Dylan decide hacer un tour con muchos otros artistas por EE.UU. y parte de Canadá, recapitulando una idea rutera, como una especie de circo de variedades, y tocando en salones para señoras o espacios para mucha gente, panfleteando los conciertos días antes, sin publicidad y ajustándose en sintonía constante con los humores cotidianos de los protagonistas. Esa representación es hoy sediciosa, digna de una película para que lo más jóvenes entiendan un poco de dónde viene la idea de contracultura y cierto aire subversivo que aun sobrevivía en aquellos años.
Con un elenco variopinto que pudo incluir a Patti Smith en sus performáticos comienzos, a Sam Shepard tratando de escribir un guion para una película, y a Joni Mitchell entre muchos otros, que se colaron en esta caravana de delirantes e iluminados.
El mayor acto de magia se da en las canciones que Scorsese pone completas en el metraje, y por ende en la propia performance de Dylan que rebota y resplandece en el relato, como una gran sala de espejos. No podemos saber dónde se encuentra la verdadera fuerza de la naturaleza en todo esto que sucede ante nuestros ojos; no sabemos si es en la puesta de Scorsese, en la de Dylan, en la idea beat de Allen Ginsberg o en la evocación del relato como traído de otro universo, casi como el Dylan pintado de blanco bajo el ala de aquel sombrero y de sus dúos con Joan Báez. También hay varias escenas de ensayos y diferentes versiones de la misma banda -que tiene un sonido deshilachado, por momentos- que juegan al borde de la improvisación total. Dylan solo usa cuerdas, batería y percusión, por momentos tres o cuatro guitaras eléctricas, una o dos acústicas, un Steel pedal, bajo y violín, para crear un sonido grande de estadio o íntimo de salón, depende la disposición de la reinterpretación.

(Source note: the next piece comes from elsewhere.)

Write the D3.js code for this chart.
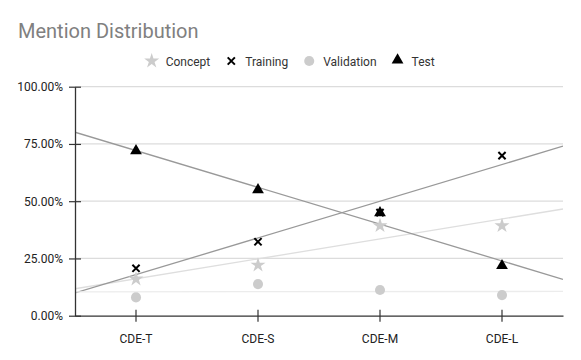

Dylan no es un tipo fácil, y mucho menos para sumar miradas externas sobre su trabajo; con el director de Casino es otra la cuestión, los dos juegan a otra cosa como especie de galácticos del relato. Scorsese estuvo ahí, en los inicios de la cultura rock, no hizo música, pero si la filmó y sobre todo entendió la fuerza del movimiento, que es mucho más que la propia música. Fue tan así que invento la narrativa rock, junto a Dennis Hopper y Peter Fonda en Easy Rider. La actitud algo canchera de la puesta en escena, el ralenti musicalizado, la épica derrotista de un corriente contra cultural potente y sin fronteras.
Rolling Thunder Revue es un documental sobre Dylan y sobre una época, una forma de gestionar el hecho cultural dinámico e ideológico sobre un grupo heterogéneos de virtuosos músicos, poetas, sobre un país y algunos hechos particulares, sobre un tipo que partió al medio la cultura de Occidente, pero que nunca se tomó muy en serio. Sobre una banda de ex hippies, merqueros y juguetones, chicas y muchachos.
Una de las novedades es poder ver la magnitud que toma la banda con la presencia, nunca ponderada lo suficiente en la historia del rock, de Mick Ronson, ladero, coautor musical y cráneo principal de ‘Ziggy Stardust’ de Bowie, guitarrista, piano y arreglador de Transformer de Lou Reed, entre otros; hablamos de un instrumentista exquisito y con todo lo necesario para encarnar el espíritu esplendoroso del rock, o esa idea de garaje que es lo que Dylan formaliza en Rolling Thunder Revue.
Finalmente asistimos a un acto mágico, a una idea de reinvención, una extraña y fascinante gira de presentaciones que limitan entre la realidad y la ficción. A un dueto perdurable en el tiempo, a un exquisito relato para regocijarse varias a veces, y que puede reconvertir una y otra vez nuestra percepción. Un relato beatnik, juguetón y escurridizo. Un cierre a cargo de Ginsberg que resignifica el relato hasta convertirlo en un planteo ético, moral y espiritual, que abre con puntos suspensivos una imagen etérea que resuena y golpea las puertas de la precepción del espectador atento.
Rolling Thunder Revue: A Bob Dylan Story by Martin Scorsese (Estados Unidos, 2019). Dirección: Martin Scorsese. Duración: 142 minutos. Disponible en: Netflix.